Appears in calculus, optimisation, and probability (e.g., Jacobians, covariance matrices)
Determinants of different sizes #
1×1 matrix #
If \( X = [a] \) , then:
\[ \det(X) = a \]2×2 matrix #
For:
\[ A = \begin{bmatrix} a & b \\ c & d \end{bmatrix} \] \[ \det(A) = ad - bc \]3×3 matrix (concept) #
A 3×3 determinant is computed by expanding into 2×2 determinants.
This can be done by expanding along:
- any row ( \( R_1, R_2, R_3 \) )
- or any column ( \( C_1, C_2, C_3 \) )
Adjoint / Adjugate #
The adjoint (more precisely, adjugate) of \( A \) is:
\[ \operatorname{adj}(A) = C^T \]Where:
- \( C \) is the cofactor matrix
- \( C^T \) is its transpose
Used in the classical formula for the inverse: \[ A^{-1} = \frac{1}{\det(A)}\operatorname{adj}(A) \quad \text{when } \det(A)\neq 0 \]
Properties of the determinant #
Transpose property \[ \det(A)=\det(A^T) \]
Zero property If a matrix has:
- a zero row/column, or
- two identical rows/columns, or
- two proportional rows/columns
then \( \det(A)=0 \)
Row/column swap Swapping two rows/columns changes the sign: \[ \det(A) \rightarrow -\det(A) \]
Scalar multiple Multiplying one row/column by \( k \) multiplies the determinant by \( k \) .
Row operation invariance Adding a multiple of one row/column to another does not change the determinant: \[ R_i \rightarrow R_i + kR_j \]

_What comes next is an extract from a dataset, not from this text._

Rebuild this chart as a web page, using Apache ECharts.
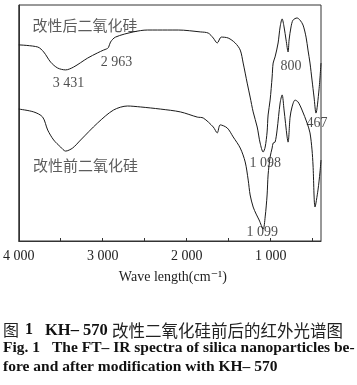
<!DOCTYPE html>
<html>
<head>
<meta charset="utf-8">
<script src="https://cdn.jsdelivr.net/npm/echarts@6/dist/echarts.min.js"></script>
<style>html,body{margin:0;padding:0;background:#fff;}#c{width:357px;height:385px;}</style>
</head>
<body>
<div id="c"></div>
<script>
// Wavenumber (cm^-1) and relative transmittance (arbitrary %)
const afterWavenumber = [4000,3774,3703,3620,3537,3442,3347,3180,3062,2990,2954,2931,2907,2848,2634,2467,2230,2099,1838,1743,1683,1636,1588,1505,1422,1362,1327,1279,1244,1208,1160,1125,1089,1065,1042,1030,1006,982,970,947,911,887,863,840,816,792,780,757,733,685,650,614,578,555,531,507,483,460,424,400];
const afterValue      = [83.1,82.2,80.1,75.8,73.3,72.5,73.7,77.5,79.7,80.9,81.4,82.0,84.3,86.4,88.6,89.4,89.4,89.4,88.6,88.1,86.0,83.9,86.4,86.0,83.9,80.9,75.4,66.9,61.0,54.7,48.3,41.5,37.7,39.8,46.2,53.4,59.7,69.5,75.4,78.0,83.9,90.7,94.1,90.7,85.2,80.1,85.2,90.7,93.6,94.5,93.6,91.5,86.4,80.9,75.4,68.2,61.0,54.2,64.0,75.4];

const beforeWavenumber = [4000,3822,3715,3655,3584,3501,3442,3358,3263,3061,2871,2705,2551,2313,2075,1873,1802,1683,1636,1600,1517,1446,1362,1303,1267,1244,1208,1172,1137,1089,1065,1042,1030,1006,982,970,947,923,887,863,840,804,792,768,745,709,673,626,566,531,507,495,471,436,412,400];
const beforeValue      = [55.9,54.7,52.5,47.0,42.8,39.8,38.1,39.4,42.8,50.0,55.5,57.2,56.8,55.9,54.7,52.5,52.1,48.3,45.8,49.2,47.9,44.1,39.4,33.5,25.8,19.5,14.4,11.4,8.9,5.1,10.2,19.5,28.0,35.6,39.4,41.5,41.9,47.0,58.5,61.9,55.5,44.1,41.9,52.5,56.8,59.7,58.9,55.5,50.0,45.8,38.6,32.2,14.4,21.6,29.2,34.3];

const xTickValues  = [500,1000,1500,2000,2500,3000,3500];
const xLabelValues = [1000,2000,3000,4000];

// Annotation texts and the data position of their centres
const annoText = ['3 431','2 963','800','467','1 098','1 099'];
const annoX    = [3406,2836,757,448,1065,1101];
const annoY    = [66.9,75.8,74.2,50.0,33.1,3.8];
const seriesNames = ['改性后二氧化硅','改性前二氧化硅'];
const seriesNameX = [3210,3204];
const seriesNameY = [91.5,32.2];

const serif = '"Liberation Serif","DejaVu Serif",serif';
const cjk = '"Noto Sans CJK SC",sans-serif';
const ink = '#222';

function zip(a,b){return a.map((v,i)=>[v,b[i]]);}
function fmt(v){const s=String(v);return s.length>3?s.slice(0,s.length-3)+' '+s.slice(-3):s;}

const chart = echarts.init(document.getElementById('c'), null, {renderer:'canvas'});
chart.setOption({
  animation:false,
  backgroundColor:'#fff',
  grid:{left:18,right:36,top:5,bottom:144,show:true,borderColor:'#333',borderWidth:1,backgroundColor:'transparent'},
  xAxis:{
    type:'value',inverse:true,min:400,max:4000,
    axisLine:{show:true,lineStyle:{color:'#333',width:1}},
    axisTick:{show:true,inside:true,length:3,customValues:xTickValues,lineStyle:{color:'#333'}},
    axisLabel:{show:true,customValues:xLabelValues,formatter:fmt,fontFamily:serif,fontSize:14,color:ink,margin:8},
    splitLine:{show:false},
    name:'Wave length(cm⁻¹)',nameLocation:'middle',nameGap:29,
    nameTextStyle:{fontFamily:serif,fontSize:14,color:ink,padding:[0,0,0,6]}
  },
  yAxis:{
    type:'value',min:0,max:100,
    axisLine:{show:true,lineStyle:{color:'#333',width:1}},
    axisTick:{show:false},axisLabel:{show:false},splitLine:{show:false}
  },
  series:[
    {name:seriesNames[0],type:'line',data:zip(afterWavenumber,afterValue),showSymbol:false,smooth:0.3,
     lineStyle:{color:'#1a1a1a',width:1}},
    {name:seriesNames[1],type:'line',data:zip(beforeWavenumber,beforeValue),showSymbol:false,smooth:0.3,
     lineStyle:{color:'#1a1a1a',width:1}},
    {type:'scatter',symbolSize:0,silent:true,clip:false,
     data:annoText.map((t,i)=>[annoX[i],annoY[i],t]),
     label:{show:true,position:'inside',formatter:p=>p.data[2],fontFamily:serif,fontSize:14,color:ink}},
    {type:'scatter',symbolSize:0,silent:true,clip:false,
     data:seriesNames.map((t,i)=>[seriesNameX[i],seriesNameY[i],t]),
     label:{show:true,position:'inside',formatter:p=>p.data[2],fontFamily:cjk,fontSize:15,color:'#333'}}
  ],
  graphic:[
    {type:'text',left:3,top:322,style:{text:'图',font:'16px '+cjk,fill:'#222'}},
    {type:'text',left:25,top:322,style:{text:'1',font:'bold 16px '+serif,fill:'#111'}},
    {type:'text',left:45,top:322,style:{text:'KH– 570',font:'bold 16.5px '+serif,fill:'#111'}},
    {type:'text',left:112,top:322,style:{text:'改性二氧化硅前后的红外光谱图',font:'16.5px '+cjk,fill:'#222'}},
    {type:'text',left:3,top:340,style:{text:'Fig. 1',font:'bold 15.5px '+serif,fill:'#111'}},
    {type:'text',left:52,top:340,style:{text:'The FT– IR spectra of silica nanoparticles be-',font:'bold 15.5px '+serif,fill:'#111'}},
    {type:'text',left:3,top:359,style:{text:'fore and after modification with KH– 570',font:'bold 15.5px '+serif,fill:'#111'}}
  ]
});
</script>
</body>
</html>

Product rule \[ \det(AB)=\det(A)\det(B) \]
Inverse property \[ \det(A^{-1})=\frac{1}{\det(A)} \quad (\det(A)\neq 0) \]
Triangular matrices For upper/lower triangular matrices, the determinant equals the product of diagonal entries.
Trace #
The trace of an \( n \times n \) square matrix \( A \) is defined as the sum of its diagonal elements.
\[ \operatorname{tr}(A) = \sum_{i=1}^{n} a_{ii} \]
In simple terms:
Trace = sum of diagonal entries.
Example #
For:
\[ A = \begin{bmatrix} a_{11} & a_{12} \\ a_{21} & a_{22} \end{bmatrix} \]
\[ \operatorname{tr}(A) = a_{11} + a_{22} \]
Properties of the Trace #
Let \( A, B \in \mathbb{R}^{n \times n} \) and \( \alpha \in \mathbb{R} \) .
1. Linearity (Addition) #
\[ \operatorname{tr}(A + B) = \operatorname{tr}(A) + \operatorname{tr}(B) \]
2. Scalar Multiplication #
\[ \operatorname{tr}(\alpha A) = \alpha \operatorname{tr}(A) \]
3. Trace of Identity #
\[ \operatorname{tr}(I_n) = n \]
Because the identity matrix has \( n \) ones on the diagonal.
4. Cyclic Property (Very Important ⭐) #
If
\( A \in \mathbb{R}^{n \times k} \)
and
\( B \in \mathbb{R}^{k \times n} \)
, then:
\[ \operatorname{tr}(AB) = \operatorname{tr}(BA) \]
This does not mean ( AB = BA )
.
It only means their traces are equal.
This property is extremely important in:
- Optimisation
- Matrix calculus
- Machine learning derivations
Important Identity #
If \( A \) has eigenvalues \( \lambda_1, \lambda_2, \dots, \lambda_n \) , then:
\[ \operatorname{tr}(A) = \sum_{i=1}^{n} \lambda_i \]
Why Trace Matters in Machine Learning #
Trace appears in:
- Matrix derivatives
- Quadratic forms
- PCA
- Gaussian likelihoods
- Optimisation proofs
Example quadratic form:
\[ \mathbf{x}^T A \mathbf{x} = \operatorname{tr}(\mathbf{x}^T A \mathbf{x}) \]
Trace is often used to simplify matrix expressions.
The proofs of these properties are straightforward and follow directly from the definition of the trace and properties of summation.